Deft police work soon brought both Perry, the hit man, and Horn, the mastermind, to justice. Perry is currently on Maryland's death row; Horn received a life sentence. But the case wasn't over. It became chillingly clear that Perry had followed a very specific plan in carrying out his assignment. For nearly all of its aspects, he had relied on "Hit Man," a mail-order book from a Colorado outfit called Paladin Press. The book's subtitle: "A Technical Manual for Independent Contractors."

In an unusual turn of events, members of both the mother's and the nurse's families sued Paladin in federal court, essentially claiming that the publisher was an accessory to murder and should be held financially liable for Perry's crime.

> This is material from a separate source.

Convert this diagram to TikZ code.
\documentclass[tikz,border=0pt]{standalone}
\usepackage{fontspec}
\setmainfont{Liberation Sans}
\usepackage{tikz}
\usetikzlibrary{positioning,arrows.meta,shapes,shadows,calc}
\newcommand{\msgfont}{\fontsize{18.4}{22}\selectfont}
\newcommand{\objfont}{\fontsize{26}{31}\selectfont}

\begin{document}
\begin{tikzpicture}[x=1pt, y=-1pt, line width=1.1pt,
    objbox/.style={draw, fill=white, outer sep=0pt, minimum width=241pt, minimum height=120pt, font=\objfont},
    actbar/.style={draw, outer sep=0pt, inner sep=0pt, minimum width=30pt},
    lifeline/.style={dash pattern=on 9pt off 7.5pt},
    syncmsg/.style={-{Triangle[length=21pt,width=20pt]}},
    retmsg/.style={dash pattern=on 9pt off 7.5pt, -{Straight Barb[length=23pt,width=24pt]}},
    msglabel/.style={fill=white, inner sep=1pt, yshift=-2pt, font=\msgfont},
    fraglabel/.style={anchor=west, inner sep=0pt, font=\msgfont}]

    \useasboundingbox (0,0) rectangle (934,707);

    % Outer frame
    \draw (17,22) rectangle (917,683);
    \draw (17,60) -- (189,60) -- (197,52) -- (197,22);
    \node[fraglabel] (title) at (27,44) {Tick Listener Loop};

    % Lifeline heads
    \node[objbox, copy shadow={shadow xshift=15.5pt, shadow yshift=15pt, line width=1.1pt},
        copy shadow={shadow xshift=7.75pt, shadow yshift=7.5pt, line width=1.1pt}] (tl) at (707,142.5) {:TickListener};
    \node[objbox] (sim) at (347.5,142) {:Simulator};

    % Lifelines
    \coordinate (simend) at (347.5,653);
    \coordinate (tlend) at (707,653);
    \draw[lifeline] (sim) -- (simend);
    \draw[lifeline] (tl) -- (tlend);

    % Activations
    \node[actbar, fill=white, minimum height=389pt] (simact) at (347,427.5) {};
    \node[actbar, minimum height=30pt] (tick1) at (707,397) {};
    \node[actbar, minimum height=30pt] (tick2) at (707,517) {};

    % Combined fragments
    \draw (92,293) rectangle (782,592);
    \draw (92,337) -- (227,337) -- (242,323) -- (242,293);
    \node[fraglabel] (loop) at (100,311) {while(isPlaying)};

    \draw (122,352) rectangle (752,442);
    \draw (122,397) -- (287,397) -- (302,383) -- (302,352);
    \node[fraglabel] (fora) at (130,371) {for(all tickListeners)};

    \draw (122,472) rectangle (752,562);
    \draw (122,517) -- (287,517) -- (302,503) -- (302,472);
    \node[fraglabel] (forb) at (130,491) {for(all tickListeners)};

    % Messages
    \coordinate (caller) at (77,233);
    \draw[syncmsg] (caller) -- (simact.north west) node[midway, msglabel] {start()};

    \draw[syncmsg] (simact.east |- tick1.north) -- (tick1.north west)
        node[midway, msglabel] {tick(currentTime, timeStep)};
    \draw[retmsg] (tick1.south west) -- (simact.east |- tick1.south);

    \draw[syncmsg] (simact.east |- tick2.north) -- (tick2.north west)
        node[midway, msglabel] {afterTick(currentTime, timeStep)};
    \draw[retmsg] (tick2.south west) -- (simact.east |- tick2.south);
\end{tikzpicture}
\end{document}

In an equally unusual development, Rod Smolla, a First Amendment scholar and free-speech advocate then teaching at the College of William and Mary's law school in Virginia, signed on to help the plaintiffs. "Deliberate Intent" is Smolla's inside story of the litigation, which ended just a few weeks ago with a settlement that amounted to a victory for his side: Paladin -- which had conceded before the trial that it "intended and had knowledge" that its publications would be used by criminals in committing murders for hire -- agreed to pay a reported $5 million and to stop selling "Hit Man."

Depending on one's view of the First Amendment, a case like this can be seen either as the extreme instance that tests one's true commitment to free speech (comparable to the Nazis marching in Skokie) or as a real-life event that exposes absolutist notions of free speech as absurd. Artfully interweaving law-school discussions about moral values with his own process of soul searching and with the rush of courtroom developments, Smolla shows how and why he adopted the latter view. "We would not be attempting to punish Paladin Press for publishing unpopular or offensive ideas," he explains. "We would simply be attempting to hold it responsible for aiding and abetting murder by training, counseling, encouraging, and inciting hit men, with deliberate intent."

The book, however, carries with it an annoying subtext. Although Smolla knows how to tell a story and describes the intricate legal maneuvering skillfully, he seems obsessed with proving he's a man of the street, not the classroom -- that he's the type of guy who throws back a cold beer rather than sipping chardonnay. "I ain't no pointy-headed intellectual who's afraid of a fight," he says he once told a fellow lawyer. On the cover of Smolla's excellent 1988 book "Jerry Falwell v. Larry Flynt: The First Amendment on Trial" (yes, it was partly the basis for the Woody Harrelson movie), in which he took the pro-First Amendment side, he called himself Rodney A. Smolla. Now he's just Rod. I wonder why.


By Jonathan Groner

Jonathan Groner is an editor at Legal Times in Washington.